> **The input**:
⟨

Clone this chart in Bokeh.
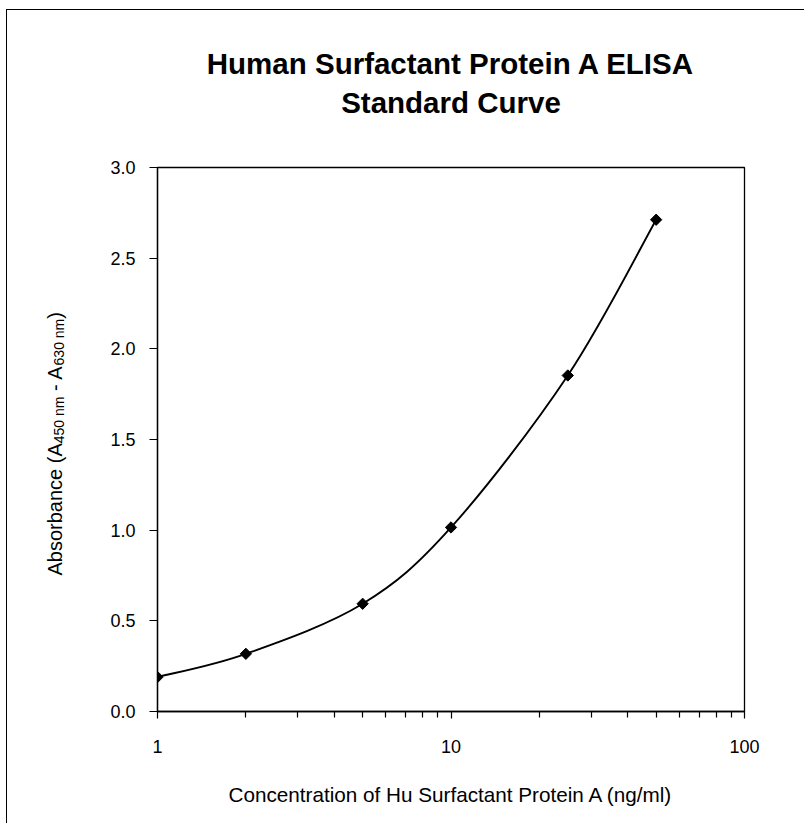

⟩
⟨

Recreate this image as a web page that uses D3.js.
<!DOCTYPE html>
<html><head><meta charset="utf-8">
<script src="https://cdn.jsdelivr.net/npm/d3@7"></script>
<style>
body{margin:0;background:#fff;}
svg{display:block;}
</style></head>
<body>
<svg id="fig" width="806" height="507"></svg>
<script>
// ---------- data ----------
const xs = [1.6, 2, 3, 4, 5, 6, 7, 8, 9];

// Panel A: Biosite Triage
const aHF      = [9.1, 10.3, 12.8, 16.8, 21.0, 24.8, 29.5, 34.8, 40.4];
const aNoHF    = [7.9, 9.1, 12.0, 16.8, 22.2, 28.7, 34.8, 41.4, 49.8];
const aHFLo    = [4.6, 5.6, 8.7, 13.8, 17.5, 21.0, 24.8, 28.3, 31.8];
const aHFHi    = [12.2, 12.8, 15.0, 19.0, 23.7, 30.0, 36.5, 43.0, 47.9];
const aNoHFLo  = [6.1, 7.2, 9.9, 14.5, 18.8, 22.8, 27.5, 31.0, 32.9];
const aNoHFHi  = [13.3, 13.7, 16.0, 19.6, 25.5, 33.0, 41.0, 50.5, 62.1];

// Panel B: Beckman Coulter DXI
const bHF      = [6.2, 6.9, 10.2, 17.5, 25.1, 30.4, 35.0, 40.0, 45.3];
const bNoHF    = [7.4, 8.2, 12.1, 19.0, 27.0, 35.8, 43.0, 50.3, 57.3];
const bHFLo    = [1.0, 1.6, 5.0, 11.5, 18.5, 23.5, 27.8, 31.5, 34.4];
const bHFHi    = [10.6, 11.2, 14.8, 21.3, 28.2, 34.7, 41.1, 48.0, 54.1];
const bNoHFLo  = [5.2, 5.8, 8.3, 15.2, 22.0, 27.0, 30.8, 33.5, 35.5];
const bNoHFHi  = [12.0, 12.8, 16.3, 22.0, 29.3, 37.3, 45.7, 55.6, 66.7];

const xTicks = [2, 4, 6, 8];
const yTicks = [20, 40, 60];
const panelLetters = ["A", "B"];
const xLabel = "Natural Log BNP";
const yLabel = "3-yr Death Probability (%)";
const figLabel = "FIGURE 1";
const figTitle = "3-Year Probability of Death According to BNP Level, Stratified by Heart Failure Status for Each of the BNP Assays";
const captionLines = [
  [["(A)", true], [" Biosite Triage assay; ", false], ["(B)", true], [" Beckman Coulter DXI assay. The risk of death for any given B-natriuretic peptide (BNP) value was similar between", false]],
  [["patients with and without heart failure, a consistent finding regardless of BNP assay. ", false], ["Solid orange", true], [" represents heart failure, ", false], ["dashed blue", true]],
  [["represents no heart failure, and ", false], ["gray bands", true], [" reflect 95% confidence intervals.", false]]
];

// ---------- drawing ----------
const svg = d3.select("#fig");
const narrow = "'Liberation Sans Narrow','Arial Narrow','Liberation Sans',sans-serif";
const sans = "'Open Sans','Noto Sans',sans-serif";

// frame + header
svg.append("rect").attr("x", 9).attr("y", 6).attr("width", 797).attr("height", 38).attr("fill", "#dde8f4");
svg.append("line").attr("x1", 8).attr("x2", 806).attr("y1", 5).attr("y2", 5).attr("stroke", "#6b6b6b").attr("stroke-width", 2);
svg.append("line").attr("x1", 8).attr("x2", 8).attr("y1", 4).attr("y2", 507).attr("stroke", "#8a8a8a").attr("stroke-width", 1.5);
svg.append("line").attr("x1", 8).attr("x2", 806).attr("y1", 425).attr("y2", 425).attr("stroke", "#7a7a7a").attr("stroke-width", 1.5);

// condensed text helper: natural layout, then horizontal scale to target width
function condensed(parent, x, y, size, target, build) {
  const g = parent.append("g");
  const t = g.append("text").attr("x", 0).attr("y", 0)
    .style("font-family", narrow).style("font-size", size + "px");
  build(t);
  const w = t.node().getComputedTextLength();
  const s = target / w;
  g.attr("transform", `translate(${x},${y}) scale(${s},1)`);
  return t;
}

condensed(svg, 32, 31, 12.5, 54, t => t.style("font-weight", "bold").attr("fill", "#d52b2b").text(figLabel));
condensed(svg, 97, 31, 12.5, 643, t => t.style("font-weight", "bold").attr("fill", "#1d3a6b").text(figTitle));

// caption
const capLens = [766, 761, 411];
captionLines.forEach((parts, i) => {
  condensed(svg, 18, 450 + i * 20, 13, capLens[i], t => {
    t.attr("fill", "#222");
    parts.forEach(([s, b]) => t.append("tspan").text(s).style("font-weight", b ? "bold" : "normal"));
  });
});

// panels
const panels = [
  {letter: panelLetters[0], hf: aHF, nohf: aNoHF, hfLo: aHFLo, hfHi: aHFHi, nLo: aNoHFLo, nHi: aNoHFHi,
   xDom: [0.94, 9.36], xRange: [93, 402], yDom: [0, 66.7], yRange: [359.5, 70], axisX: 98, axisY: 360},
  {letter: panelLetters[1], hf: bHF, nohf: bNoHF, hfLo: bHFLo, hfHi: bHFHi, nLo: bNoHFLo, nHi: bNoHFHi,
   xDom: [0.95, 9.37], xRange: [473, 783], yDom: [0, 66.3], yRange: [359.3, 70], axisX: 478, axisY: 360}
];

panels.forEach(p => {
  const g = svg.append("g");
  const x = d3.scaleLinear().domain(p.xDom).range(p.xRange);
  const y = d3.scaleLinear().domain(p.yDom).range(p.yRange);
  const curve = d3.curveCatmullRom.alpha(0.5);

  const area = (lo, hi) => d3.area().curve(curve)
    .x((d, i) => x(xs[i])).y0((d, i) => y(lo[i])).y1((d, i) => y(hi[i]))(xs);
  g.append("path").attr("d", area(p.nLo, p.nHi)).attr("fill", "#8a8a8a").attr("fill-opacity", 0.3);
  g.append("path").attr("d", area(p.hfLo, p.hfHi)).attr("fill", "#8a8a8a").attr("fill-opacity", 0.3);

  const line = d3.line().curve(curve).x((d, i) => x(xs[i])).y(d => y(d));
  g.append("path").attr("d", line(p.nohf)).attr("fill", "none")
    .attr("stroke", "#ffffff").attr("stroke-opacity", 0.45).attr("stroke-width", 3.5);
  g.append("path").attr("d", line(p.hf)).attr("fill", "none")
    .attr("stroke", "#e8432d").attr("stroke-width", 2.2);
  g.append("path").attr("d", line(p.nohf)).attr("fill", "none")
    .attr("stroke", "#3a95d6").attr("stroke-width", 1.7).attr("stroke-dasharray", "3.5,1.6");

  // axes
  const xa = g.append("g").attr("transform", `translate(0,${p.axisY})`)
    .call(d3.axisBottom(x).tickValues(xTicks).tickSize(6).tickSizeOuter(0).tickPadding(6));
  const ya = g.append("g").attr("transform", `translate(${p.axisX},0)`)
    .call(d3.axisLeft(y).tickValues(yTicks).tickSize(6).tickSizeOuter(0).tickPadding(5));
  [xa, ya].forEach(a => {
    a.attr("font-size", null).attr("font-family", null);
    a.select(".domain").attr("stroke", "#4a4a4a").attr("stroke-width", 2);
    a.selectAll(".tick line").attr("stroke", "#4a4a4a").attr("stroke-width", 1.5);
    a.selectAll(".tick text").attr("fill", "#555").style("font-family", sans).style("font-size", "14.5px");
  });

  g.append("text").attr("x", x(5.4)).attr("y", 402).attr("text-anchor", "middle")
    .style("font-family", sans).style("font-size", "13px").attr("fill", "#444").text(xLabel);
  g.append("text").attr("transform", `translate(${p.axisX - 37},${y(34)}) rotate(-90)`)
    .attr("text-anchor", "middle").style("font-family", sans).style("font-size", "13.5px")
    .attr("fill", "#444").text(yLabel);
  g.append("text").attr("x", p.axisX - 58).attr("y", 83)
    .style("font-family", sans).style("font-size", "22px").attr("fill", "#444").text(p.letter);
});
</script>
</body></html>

⟩
⟨

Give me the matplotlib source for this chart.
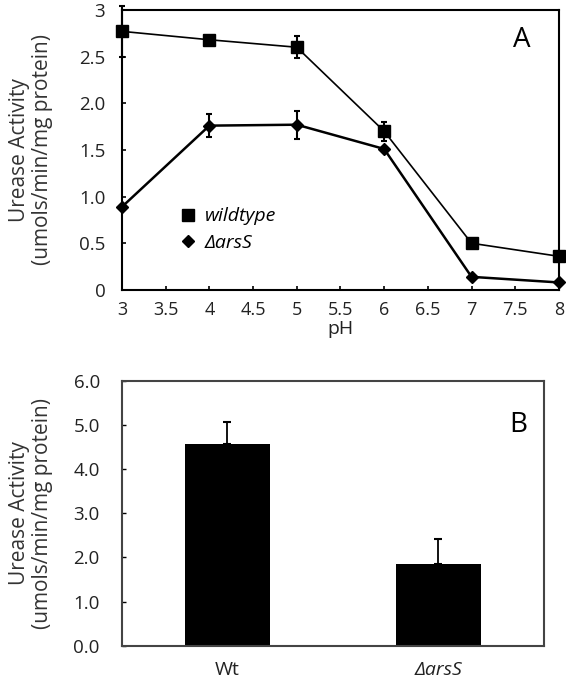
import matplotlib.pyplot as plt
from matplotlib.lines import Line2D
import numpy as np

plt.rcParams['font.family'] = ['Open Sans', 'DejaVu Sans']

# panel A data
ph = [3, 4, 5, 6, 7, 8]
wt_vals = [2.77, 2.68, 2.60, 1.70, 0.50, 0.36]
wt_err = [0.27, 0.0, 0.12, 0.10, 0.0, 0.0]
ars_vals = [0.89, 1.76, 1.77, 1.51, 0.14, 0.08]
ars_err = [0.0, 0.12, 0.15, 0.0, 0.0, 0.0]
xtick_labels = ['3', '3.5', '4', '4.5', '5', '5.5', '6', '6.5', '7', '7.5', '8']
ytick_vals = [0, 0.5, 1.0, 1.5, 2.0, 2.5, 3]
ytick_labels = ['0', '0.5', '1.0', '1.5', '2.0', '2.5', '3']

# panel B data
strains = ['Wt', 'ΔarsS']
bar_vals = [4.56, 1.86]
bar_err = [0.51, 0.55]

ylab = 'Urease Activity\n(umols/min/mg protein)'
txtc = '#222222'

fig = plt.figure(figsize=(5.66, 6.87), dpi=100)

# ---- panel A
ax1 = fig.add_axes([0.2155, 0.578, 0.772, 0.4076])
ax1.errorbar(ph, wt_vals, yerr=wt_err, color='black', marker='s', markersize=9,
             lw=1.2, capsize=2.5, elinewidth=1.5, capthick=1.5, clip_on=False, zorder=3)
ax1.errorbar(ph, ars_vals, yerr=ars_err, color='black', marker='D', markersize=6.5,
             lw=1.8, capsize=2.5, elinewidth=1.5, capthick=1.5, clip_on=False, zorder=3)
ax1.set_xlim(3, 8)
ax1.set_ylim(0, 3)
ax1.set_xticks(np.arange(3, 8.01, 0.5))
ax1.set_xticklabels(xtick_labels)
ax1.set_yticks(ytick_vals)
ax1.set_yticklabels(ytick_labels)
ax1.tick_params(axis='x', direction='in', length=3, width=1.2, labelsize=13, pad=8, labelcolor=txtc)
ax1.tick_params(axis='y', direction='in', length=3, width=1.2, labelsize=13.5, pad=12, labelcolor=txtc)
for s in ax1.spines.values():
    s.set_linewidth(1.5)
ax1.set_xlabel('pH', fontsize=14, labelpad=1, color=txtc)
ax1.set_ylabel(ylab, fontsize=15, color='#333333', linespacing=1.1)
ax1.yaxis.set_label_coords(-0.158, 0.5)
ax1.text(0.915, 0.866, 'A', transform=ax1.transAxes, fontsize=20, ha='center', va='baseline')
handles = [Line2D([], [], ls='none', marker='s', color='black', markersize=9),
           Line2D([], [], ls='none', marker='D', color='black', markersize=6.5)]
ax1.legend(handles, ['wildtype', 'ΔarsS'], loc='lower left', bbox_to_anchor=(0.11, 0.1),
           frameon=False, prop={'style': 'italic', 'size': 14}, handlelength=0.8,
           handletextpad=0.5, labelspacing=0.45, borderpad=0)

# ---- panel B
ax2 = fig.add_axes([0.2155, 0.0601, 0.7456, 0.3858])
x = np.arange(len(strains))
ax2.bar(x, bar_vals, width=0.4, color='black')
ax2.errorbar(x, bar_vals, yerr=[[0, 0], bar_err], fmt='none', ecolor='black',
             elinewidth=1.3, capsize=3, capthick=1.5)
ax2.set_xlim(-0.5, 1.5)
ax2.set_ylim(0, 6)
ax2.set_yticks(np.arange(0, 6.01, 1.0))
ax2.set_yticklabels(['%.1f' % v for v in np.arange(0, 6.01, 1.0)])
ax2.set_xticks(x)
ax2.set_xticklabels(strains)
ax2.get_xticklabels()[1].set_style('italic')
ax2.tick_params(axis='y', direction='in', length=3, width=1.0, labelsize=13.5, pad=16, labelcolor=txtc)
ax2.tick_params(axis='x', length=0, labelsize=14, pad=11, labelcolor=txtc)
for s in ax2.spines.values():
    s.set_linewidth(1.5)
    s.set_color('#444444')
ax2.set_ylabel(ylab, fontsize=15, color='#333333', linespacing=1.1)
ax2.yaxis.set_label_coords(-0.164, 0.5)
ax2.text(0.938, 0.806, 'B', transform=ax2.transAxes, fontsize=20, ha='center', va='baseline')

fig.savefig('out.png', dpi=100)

⟩

Go through the material above and output exactly the lines from the one containing "Recreate this image" through the one containing "41.0, 50.5, 62.1];".

> **Result for this exercise**:
Recreate this image as a web page that uses D3.js.
<!DOCTYPE html>
<html><head><meta charset="utf-8">
<script src="https://cdn.jsdelivr.net/npm/d3@7"></script>
<style>
body{margin:0;background:#fff;}
svg{display:block;}
</style></head>
<body>
<svg id="fig" width="806" height="507"></svg>
<script>
// ---------- data ----------
const xs = [1.6, 2, 3, 4, 5, 6, 7, 8, 9];

// Panel A: Biosite Triage
const aHF      = [9.1, 10.3, 12.8, 16.8, 21.0, 24.8, 29.5, 34.8, 40.4];
const aNoHF    = [7.9, 9.1, 12.0, 16.8, 22.2, 28.7, 34.8, 41.4, 49.8];
const aHFLo    = [4.6, 5.6, 8.7, 13.8, 17.5, 21.0, 24.8, 28.3, 31.8];
const aHFHi    = [12.2, 12.8, 15.0, 19.0, 23.7, 30.0, 36.5, 43.0, 47.9];
const aNoHFLo  = [6.1, 7.2, 9.9, 14.5, 18.8, 22.8, 27.5, 31.0, 32.9];
const aNoHFHi  = [13.3, 13.7, 16.0, 19.6, 25.5, 33.0, 41.0, 50.5, 62.1];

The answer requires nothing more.